EmitenNews.com - PT Bukit Asam Tbk (PTBA) tetap optimis menghadapi prospek industri batu bara di tengah tantangan regulasi dan pembatasan yang diterapkan oleh beberapa negara maju seperti China. Keyakinan ini diungkapkan oleh Setiadi Wicaksono, Senior Vice President Project Management Office PTBA, yang menyatakan bahwa optimisme perusahaan didasarkan pada analisis menyeluruh terhadap data produksi, suplai, dan permintaan di pasar global saat ini.

Diketahui bahwa PTBA telah menyusun strategi menyusul pengurangan konsumsi batu bara oleh China, yang hanya menyetujui pembangunan 10 pembangkit listrik bertenaga batu bara selama Semester I 2024. Langkah ini mencerminkan upaya China untuk mengurangi penggunaan bahan bakar fosil secara signifikan.

Dalam menghadapi situasi ini, PTBA melihat adanya peluang ekspor baru ke negara-negara berkembang di kawasan Asia Tenggara dan Asia Selatan, di mana permintaan batu bara masih cukup tinggi. 

"Meski ada pembatasan di negara-negara maju seperti China, kami masih melihat peluang besar di negara berkembang seperti Asia Tenggara dan Asia Selatan. Permintaan di negara-negara seperti India dan Bangladesh masih tinggi," ujar Setiadi dalam konferensi pers Public Expose Live virtual, Selasa (27/8).

Pasar ekspor PTBA terus berkembang dengan signifikan. Pada kuartal II 2024, ekspor batu bara ke India mencatatkan peningkatan sebesar 37% menjadi 3 juta ton. Selain itu, ekspor ke Thailand, Malaysia, dan Vietnam juga mengalami lonjakan yang signifikan. Penjualan ke Thailand pada Semester I 2024 mencapai 933 ribu ton, naik 605% secara tahunan. Sementara itu, ekspor ke Malaysia meningkat 257% menjadi 488 ribu ton, dan ekspor ke Vietnam melonjak 164% dari 461 ribu ton menjadi 1,2 juta ton.

"Dari sisi internal, Bukit Asam juga sedang mengembangkan beberapa proyek untuk mengamankan pemakaian batu bara di dalam negeri. Melalui proyek-proyek hilirisasi dan energi jangka panjang, kami berharap dapat mempertahankan pemakaian batu bara domestik," jelas Setiadi. Ia memperkirakan bahwa permintaan batu bara, baik di pasar domestik maupun negara-negara berkembang, akan tetap tinggi dalam lima tahun ke depan.

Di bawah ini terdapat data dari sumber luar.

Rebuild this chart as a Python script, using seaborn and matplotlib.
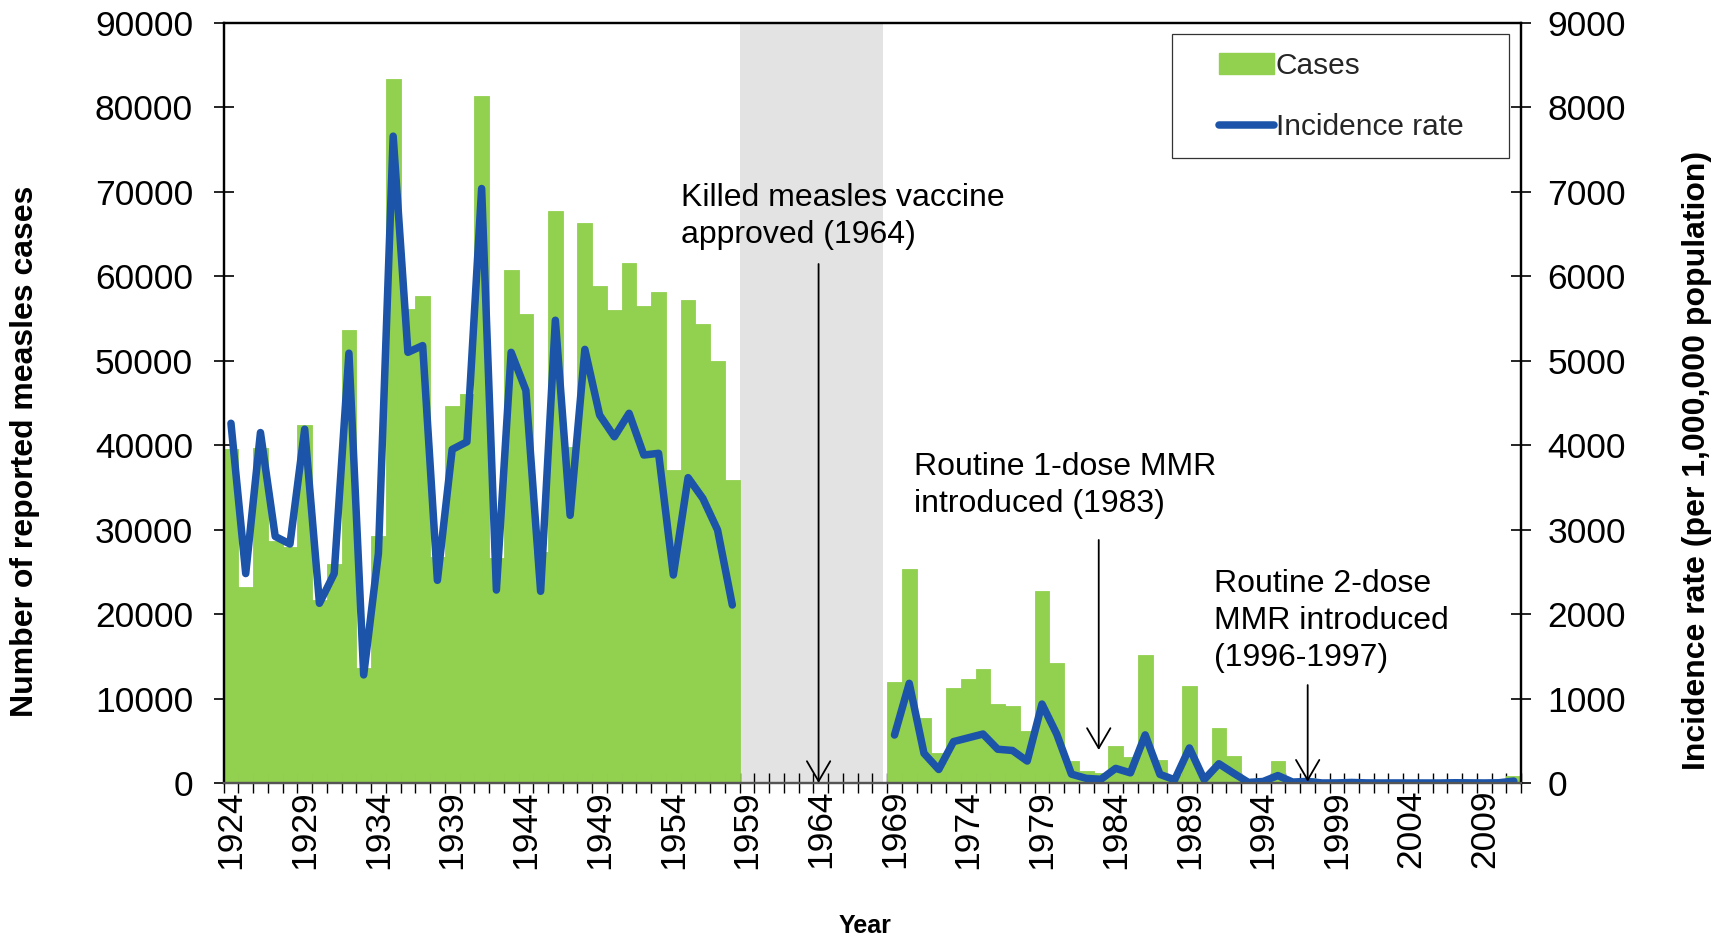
import numpy as np
import pandas as pd
import matplotlib
matplotlib.use("Agg")
import matplotlib.pyplot as plt
from matplotlib.patches import Patch, Rectangle
from matplotlib.lines import Line2D
import seaborn as sns

# Reported measles cases and incidence rate (per 1,000,000 population)
years_pre = list(range(1924, 1959))
cases_pre = [39500, 23200, 39700, 28600, 28000, 42400, 21700, 25900, 53700, 13600,
             29300, 83400, 56100, 57700, 26800, 44700, 46100, 81300, 26600, 60700,
             55500, 27300, 67700, 39800, 66300, 58800, 56000, 61600, 56500, 58100,
             37100, 57200, 54300, 50000, 35900]
rate_pre = [4260, 2480, 4150, 2920, 2830, 4190, 2128, 2480, 5090, 1280,
            2720, 7660, 5100, 5180, 2400, 3950, 4040, 7040, 2285, 5100,
            4650, 2270, 5480, 3170, 5135, 4358, 4100, 4378, 3884, 3904,
            2463, 3616, 3371, 2996, 2108]

years_post = list(range(1969, 2012))
cases_post = [12000, 25400, 7700, 3500, 11200, 12300, 13500, 9400, 9100, 6200,
              22700, 14200, 2600, 1400, 1200, 4400, 3100, 15200, 2700, 1000,
              11500, 1100, 6500, 3200, 200, 550, 2600, 330, 580, 12,
              30, 200, 40, 8, 18, 9, 6, 6, 100, 60,
              13, 100, 800]
rate_post = [568, 1180, 351, 160, 490, 535, 580, 400, 385, 260,
             935, 580, 105, 55, 44, 173, 120, 570, 102, 38,
             415, 40, 228, 115, 7, 18, 88, 11, 19, 0.4,
             1.0, 6.5, 1.3, 0.3, 0.6, 0.3, 0.2, 0.2, 3.0, 1.8,
             0.4, 2.9, 23]

all_years = list(range(1924, 2012))
label_years = list(range(1924, 2012, 5))

annotations = [
    ("Killed measles vaccine\napproved (1964)", 1964),
    ("Routine 1-dose MMR\nintroduced (1983)", 1983),
    ("Routine 2-dose\nMMR introduced\n(1996-1997)", 1997),
]

GREEN = "#92D050"
BLUE = "#1B54A8"
GREY = "#E3E3E3"
FS_TICK = 25.5
FS_TEXT = 23

sns.set_theme(style="white")
plt.rcParams["font.family"] = ["Liberation Sans", "DejaVu Sans"]

pos = {y: i for i, y in enumerate(all_years)}

fig = plt.figure(figsize=(17.27, 9.36), dpi=100)
ax = fig.add_axes([0.12947, 0.16346, 0.75136, 0.81197])

# Period without surveillance data
ax.axvspan(pos[1959] - 0.5, pos[1968] + 0.2, color=GREY, lw=0, zorder=0)

cases_df = pd.DataFrame({"year": years_pre + years_post,
                         "cases": cases_pre + cases_post})
sns.barplot(data=cases_df, x="year", y="cases", order=all_years, color=GREEN,
            saturation=1, width=1.0, errorbar=None, linewidth=0.6,
            edgecolor=GREEN, ax=ax, zorder=2)

ax.set_ylim(0, 90000)
ax.set_yticks(np.arange(0, 90001, 10000))
ax.set_xlim(-0.5, len(all_years) - 0.5)

ax2 = ax.twinx()
for yrs, rates in ((years_pre, rate_pre), (years_post, rate_post)):
    seg = pd.DataFrame({"pos": [pos[y] for y in yrs], "rate": rates})
    sns.lineplot(data=seg, x="pos", y="rate", ax=ax2, color=BLUE, linewidth=5.4,
                 solid_joinstyle="round", solid_capstyle="round", errorbar=None)
ax2.set_ylim(0, 9000)
ax2.set_yticks(np.arange(0, 9001, 1000))
ax2.set_xlim(-0.5, len(all_years) - 0.5)

# X axis: year boundaries as ticks, labels every five years
ax.set_xticks([pos[y] for y in label_years])
ax.set_xticklabels([str(y) for y in label_years], rotation=90, fontsize=FS_TICK)
ax.set_xticks(np.arange(-0.5, len(all_years), 1.0), minor=True)
ax.tick_params(axis="x", which="major", length=0, pad=5)
ax.tick_params(axis="x", which="minor", direction="inout", length=14,
               width=1.0, color="black", bottom=True)
ax.tick_params(axis="y", direction="inout", length=14, width=1.2,
               labelsize=FS_TICK, pad=15, left=True, colors="black")
ax2.tick_params(axis="y", direction="inout", length=14, width=1.2,
                labelsize=FS_TICK, pad=12, right=True, colors="black")
ax.tick_params(axis="both", labelcolor="black")

for a in (ax, ax2):
    for side in ("left", "right", "top"):
        a.spines[side].set_color("black")
        a.spines[side].set_linewidth(1.6)
    a.spines["bottom"].set_color("#555555")
    a.spines["bottom"].set_linewidth(1.6)

ax.set_xlabel("Year", fontsize=18, fontweight="bold", color="black")
ax.xaxis.set_label_coords(0.494, -0.172)
ax.set_ylabel("Number of reported measles cases", fontsize=FS_TEXT,
              fontweight="bold", color="black")
ax.yaxis.set_label_coords(-0.1415, 0.436)
ax2.set_ylabel("Incidence rate (per 1,000,000 population)", fontsize=FS_TEXT,
               fontweight="bold", color="black")
ax2.yaxis.set_label_coords(1.1239, 0.425)

# Vaccine milestones
text_spots = {1964: (30.5, 6708), 1983: (46.34, 3521), 1997: (66.65, 1916)}
arrow_spans = {1964: (39.85, 6146, 0), 1983: (58.85, 2878, 391),
               1997: (73.02, 1160, 15)}
for label, yr in annotations:
    tx, ty = text_spots[yr]
    ax2.text(tx, ty, label, fontsize=FS_TEXT, ha="left", va="center",
             linespacing=1.3, color="black", zorder=6)
    axx, ytop, ytip = arrow_spans[yr]
    ax2.annotate("", xy=(axx, ytip), xytext=(axx, ytop),
                 arrowprops=dict(arrowstyle="->,head_length=1.2,head_width=0.7",
                                 color="black", lw=1.3, shrinkA=0, shrinkB=0),
                 zorder=6)

# Legend
ax2.add_patch(Rectangle((0.7309, 0.8230), 0.9906 - 0.7309, 0.9855 - 0.8230,
                        transform=ax2.transAxes, facecolor="white",
                        edgecolor="#333333", lw=0.9, zorder=7))
handles = [Patch(facecolor=GREEN, edgecolor=GREEN),
           Line2D([], [], color=BLUE, lw=5.4, solid_capstyle="round")]
leg = ax2.legend(handles, ["Cases", "Incidence rate"], loc="upper left",
                 bbox_to_anchor=(0.7671, 0.962), frameon=False, fontsize=21.5,
                 handlelength=1.85, handletextpad=0.05, labelspacing=1.12,
                 borderpad=0, borderaxespad=0)
leg.set_zorder(8)

fig.savefig("out.png", dpi=100)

Namun, PT Bukit Asam mencatatkan penurunan laba bersih sebesar 26,7% secara tahunan pada Semester I 2024, menjadi Rp 2,03 triliun dari Rp 2,77 triliun pada periode yang sama tahun sebelumnya. Menanggapi hal ini, Direktur Keuangan dan Manajemen Risiko PTBA, Farida Thamrin, menekankan pentingnya menjaga biaya tunai (cash cost) sebagai salah satu strategi untuk mempertahankan laba perusahaan.

"Salah satu upaya yang kami lakukan adalah menekan cash cost. Ini terbukti efektif, terlihat dari pencapaian Semester I 2024, di mana kami berhasil mengurangi biaya tunai secara signifikan," ujar Farida.